Nie tak szybko, bo dopiero od czerwca przyszłego roku, każda dorosła osoba będzie mogła zastrzec swój PESEL. Ustawę w tej sprawie niedawno podpisał prezydent. Ustawa ma na celu przede wszystkim zwiększenie ochrony przed nadużyciami wynikającymi z kradzieży danych osobowych, ograniczenie skali zjawiska wyłudzania środków finansowych, pieniędzy, przez zaciąganie zobowiązań na inną osobę, branie kredytów przede wszystkim bez wiedzy i zgody właściciela, a także ma przeciwdziałać zjawisku wyrabiania duplikatów kart sim, która może być potem używana do nielegalnego autoryzowania transakcji. Na ile ta ustawa faktycznie zabezpieczy ludzi przed kradzieżą tożsamości? Czy my, zwykli ludzie, którzy nagle mogą dorobić się długu, gdy ktoś weźmie kredyt na ich nazwisko, będziemy mogli spać spokojnie?
Odpowiedzi na te pytania Iwona Wysocka szukała w programie „Ludzie i Pieniądze” z Markiem Krzykowskim, byłym prezesem International Paper, menadżerem AK Construction, oraz Cezarym Maciołkiem, prezesem Grupy Progres.

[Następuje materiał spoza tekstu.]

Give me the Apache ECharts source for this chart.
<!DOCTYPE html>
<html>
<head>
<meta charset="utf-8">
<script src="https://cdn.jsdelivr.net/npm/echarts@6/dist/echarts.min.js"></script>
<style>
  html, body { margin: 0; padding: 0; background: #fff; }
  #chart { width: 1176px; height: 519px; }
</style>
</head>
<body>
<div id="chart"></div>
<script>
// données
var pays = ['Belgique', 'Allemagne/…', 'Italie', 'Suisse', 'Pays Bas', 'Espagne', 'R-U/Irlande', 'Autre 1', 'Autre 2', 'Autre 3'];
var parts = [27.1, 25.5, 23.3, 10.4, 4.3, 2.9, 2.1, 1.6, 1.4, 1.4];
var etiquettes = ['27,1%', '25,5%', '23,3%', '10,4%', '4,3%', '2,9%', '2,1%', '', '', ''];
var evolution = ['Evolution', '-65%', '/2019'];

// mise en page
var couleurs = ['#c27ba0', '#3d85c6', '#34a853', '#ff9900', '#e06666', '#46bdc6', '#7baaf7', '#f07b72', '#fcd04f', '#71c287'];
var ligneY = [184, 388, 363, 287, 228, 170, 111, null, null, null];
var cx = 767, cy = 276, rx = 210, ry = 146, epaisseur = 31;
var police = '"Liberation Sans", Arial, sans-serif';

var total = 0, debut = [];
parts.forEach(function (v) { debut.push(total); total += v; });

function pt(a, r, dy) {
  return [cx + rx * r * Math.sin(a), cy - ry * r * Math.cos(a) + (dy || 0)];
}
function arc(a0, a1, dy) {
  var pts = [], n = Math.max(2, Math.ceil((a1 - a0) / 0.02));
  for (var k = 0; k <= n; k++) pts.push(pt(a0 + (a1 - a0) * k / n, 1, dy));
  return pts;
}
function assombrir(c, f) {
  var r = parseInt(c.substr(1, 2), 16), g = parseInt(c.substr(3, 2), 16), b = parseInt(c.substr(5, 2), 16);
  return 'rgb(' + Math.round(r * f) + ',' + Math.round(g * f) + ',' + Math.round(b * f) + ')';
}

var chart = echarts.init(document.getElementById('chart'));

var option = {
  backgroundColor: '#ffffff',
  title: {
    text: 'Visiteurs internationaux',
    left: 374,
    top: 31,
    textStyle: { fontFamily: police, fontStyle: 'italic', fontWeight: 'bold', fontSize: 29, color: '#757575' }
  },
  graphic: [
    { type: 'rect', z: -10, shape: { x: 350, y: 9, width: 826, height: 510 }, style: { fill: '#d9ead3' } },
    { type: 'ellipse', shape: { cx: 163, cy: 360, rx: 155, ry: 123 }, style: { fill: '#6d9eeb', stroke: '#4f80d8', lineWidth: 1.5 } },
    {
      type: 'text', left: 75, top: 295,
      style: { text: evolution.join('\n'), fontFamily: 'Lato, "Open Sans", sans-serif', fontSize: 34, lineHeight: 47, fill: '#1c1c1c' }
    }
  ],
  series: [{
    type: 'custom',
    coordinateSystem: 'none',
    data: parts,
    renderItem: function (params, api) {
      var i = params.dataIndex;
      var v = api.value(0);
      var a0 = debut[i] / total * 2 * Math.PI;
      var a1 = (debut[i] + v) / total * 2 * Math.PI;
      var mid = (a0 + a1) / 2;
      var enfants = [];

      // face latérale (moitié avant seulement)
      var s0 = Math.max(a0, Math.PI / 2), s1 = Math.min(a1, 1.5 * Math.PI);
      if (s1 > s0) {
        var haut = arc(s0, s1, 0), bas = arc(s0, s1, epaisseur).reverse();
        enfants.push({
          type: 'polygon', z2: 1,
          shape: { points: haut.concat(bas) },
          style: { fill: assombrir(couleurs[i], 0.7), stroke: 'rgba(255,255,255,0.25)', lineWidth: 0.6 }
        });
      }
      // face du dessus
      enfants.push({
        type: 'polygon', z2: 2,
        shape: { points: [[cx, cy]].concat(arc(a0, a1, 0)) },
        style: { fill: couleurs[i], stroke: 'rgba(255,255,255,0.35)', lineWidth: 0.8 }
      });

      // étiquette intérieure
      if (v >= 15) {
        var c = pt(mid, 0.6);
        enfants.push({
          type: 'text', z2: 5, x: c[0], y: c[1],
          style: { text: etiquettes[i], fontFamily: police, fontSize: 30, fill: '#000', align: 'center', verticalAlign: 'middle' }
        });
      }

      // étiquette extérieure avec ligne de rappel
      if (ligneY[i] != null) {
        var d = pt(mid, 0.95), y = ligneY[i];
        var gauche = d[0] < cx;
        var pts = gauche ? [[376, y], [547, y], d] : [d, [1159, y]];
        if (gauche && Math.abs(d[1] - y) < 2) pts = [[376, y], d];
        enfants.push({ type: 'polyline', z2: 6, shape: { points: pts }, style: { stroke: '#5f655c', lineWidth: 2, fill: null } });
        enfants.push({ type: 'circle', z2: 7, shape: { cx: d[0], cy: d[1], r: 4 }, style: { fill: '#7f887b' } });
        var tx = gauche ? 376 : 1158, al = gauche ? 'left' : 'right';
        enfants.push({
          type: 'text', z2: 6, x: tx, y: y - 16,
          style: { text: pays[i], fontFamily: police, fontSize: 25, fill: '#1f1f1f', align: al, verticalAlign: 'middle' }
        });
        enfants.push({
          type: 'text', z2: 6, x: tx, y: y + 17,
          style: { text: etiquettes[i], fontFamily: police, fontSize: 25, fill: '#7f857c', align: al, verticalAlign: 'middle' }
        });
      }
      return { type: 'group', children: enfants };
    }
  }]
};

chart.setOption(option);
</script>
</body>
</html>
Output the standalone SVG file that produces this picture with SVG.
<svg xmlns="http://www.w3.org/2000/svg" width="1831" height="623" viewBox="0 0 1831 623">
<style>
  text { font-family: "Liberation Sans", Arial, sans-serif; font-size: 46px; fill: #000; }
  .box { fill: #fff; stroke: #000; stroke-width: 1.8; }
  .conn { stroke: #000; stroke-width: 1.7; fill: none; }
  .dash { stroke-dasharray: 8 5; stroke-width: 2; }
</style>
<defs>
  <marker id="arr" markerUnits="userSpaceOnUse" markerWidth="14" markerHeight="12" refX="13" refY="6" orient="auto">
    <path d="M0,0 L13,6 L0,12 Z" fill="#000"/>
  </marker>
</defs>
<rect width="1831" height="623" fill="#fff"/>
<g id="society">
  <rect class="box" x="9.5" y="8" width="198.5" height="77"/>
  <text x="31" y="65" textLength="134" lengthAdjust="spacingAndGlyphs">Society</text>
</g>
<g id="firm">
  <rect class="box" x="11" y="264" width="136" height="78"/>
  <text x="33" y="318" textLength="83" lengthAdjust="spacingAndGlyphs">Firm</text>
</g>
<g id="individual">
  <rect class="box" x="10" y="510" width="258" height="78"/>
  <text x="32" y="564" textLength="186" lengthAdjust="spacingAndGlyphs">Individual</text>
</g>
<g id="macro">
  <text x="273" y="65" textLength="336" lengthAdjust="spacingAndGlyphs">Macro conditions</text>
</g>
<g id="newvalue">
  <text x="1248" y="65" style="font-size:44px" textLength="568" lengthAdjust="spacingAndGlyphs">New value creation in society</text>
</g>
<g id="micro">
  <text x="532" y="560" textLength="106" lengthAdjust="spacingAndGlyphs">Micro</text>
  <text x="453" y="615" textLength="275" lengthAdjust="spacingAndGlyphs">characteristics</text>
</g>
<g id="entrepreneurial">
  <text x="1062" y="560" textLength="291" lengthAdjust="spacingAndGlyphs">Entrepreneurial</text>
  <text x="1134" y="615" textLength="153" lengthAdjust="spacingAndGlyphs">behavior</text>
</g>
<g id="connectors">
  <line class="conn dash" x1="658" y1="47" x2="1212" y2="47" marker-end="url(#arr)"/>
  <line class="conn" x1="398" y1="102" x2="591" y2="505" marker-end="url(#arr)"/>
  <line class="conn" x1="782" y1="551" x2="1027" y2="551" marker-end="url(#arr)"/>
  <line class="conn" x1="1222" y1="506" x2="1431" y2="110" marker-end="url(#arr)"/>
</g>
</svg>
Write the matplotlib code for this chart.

– Myślę, że ta ustawa jest spóźniona, powinna wejść w życie dużo wcześniej. Ale dobrze, że w ogóle wejdzie. Szkoda, że dopiero w połowie przyszłego roku. To, co się dzieje w świecie wirtualnym, który przekłada się na naszą rzeczywistość, jest bardzo niebezpieczne. Z jednej strony mamy dużo ułatwień i wiele spraw można załatwić zdalnie przez komputer i komórkę. Z drugiej strony ilość danych, które przekazujemy nie zawsze w takie miejsca, w jakie powinniśmy, jest bardzo duża. Poza tym mamy do czynienia z nieodpowiedzialnością firm, które nie wymagają wiele i pozwalają na podpisywanie umów i wykorzystywanie danych, które ktoś w niewłaściwy sposób pozyskał. I to właśnie jest bardzo niebezpieczne. To, czego się obawiam, to to, że wchodzimy znów w jakąś sferę wirtualną. I tak, jak większość z nas potrafi doskonale sobie radzić sobie w sieci, to w przypadku ludzi starszych nie zawsze jest to możliwe. I nawet, jak ta ustawa wejdzie, to rodzi się pytanie, czy będą potrafili z tego skorzystać. I to jest wyzwanie dla ludzi, którzy opiekują się takimi osobami, aby tą wiedzą się dzielić a w przypadku osób, które nie radzą sobie w internecie, to żeby im pomóc – mówił Marek Krzykowski.
– Ustawa ważna i potrzebna. Na pewno istotnym elementem jest budowanie świadomości, że cyberbezpieczeństwo, że cyberataki stały się czymś, co obowiązuje i funkcjonuje w XXI wieku. I budowanie takiego odpowiedzialnego przekazu o tym, w jaki sposób się zabezpieczać i chronić, jest ważne i istotne zarówno z punktu widzenia osób starszych, ale też i takich, które nie do końca są biegłe w świecie wirtualnych. Tylko w drugim kwartale tego roku zostało zablokowane ponad dwa tysiące prób wyłudzeń kredytów na kwotę ponad 50 milionów złotych. To pokazuje skalę tego zjawiska. Szczególnie dziś, biorąc pod uwagę sytuację gospodarczą (wysoką inflację) próby wyłudzenia środków, czyli zgromadzenia cudzego kapitału, są dużym ryzykiem i sporym wyzwaniem. Ja sam dwukrotnie byłem obiektem ataku (jednego hakerskiego, a drugiego jako próby wyłudzenia pieniędzy przez telefon) i wiem, że „specjaliści w tej dziedzinie” są coraz lepsi. A zatem my musimy być bardziej świadomi i coraz bardziej wyczuleni na różnego rodzaju działania. Natomiast to, że będziemy mogli zastrzec PESEL a później cofnąć takie zastrzeżenie, będzie sporym ułatwieniem. Apeluję przede wszystkim, aby być ostrożnym, aby stosować prewencję. Aby nie nosić numerów PIN z kartami, aby nasze hasła były trudne do złamania przez hakerów – argumentował Cezary Maciołek.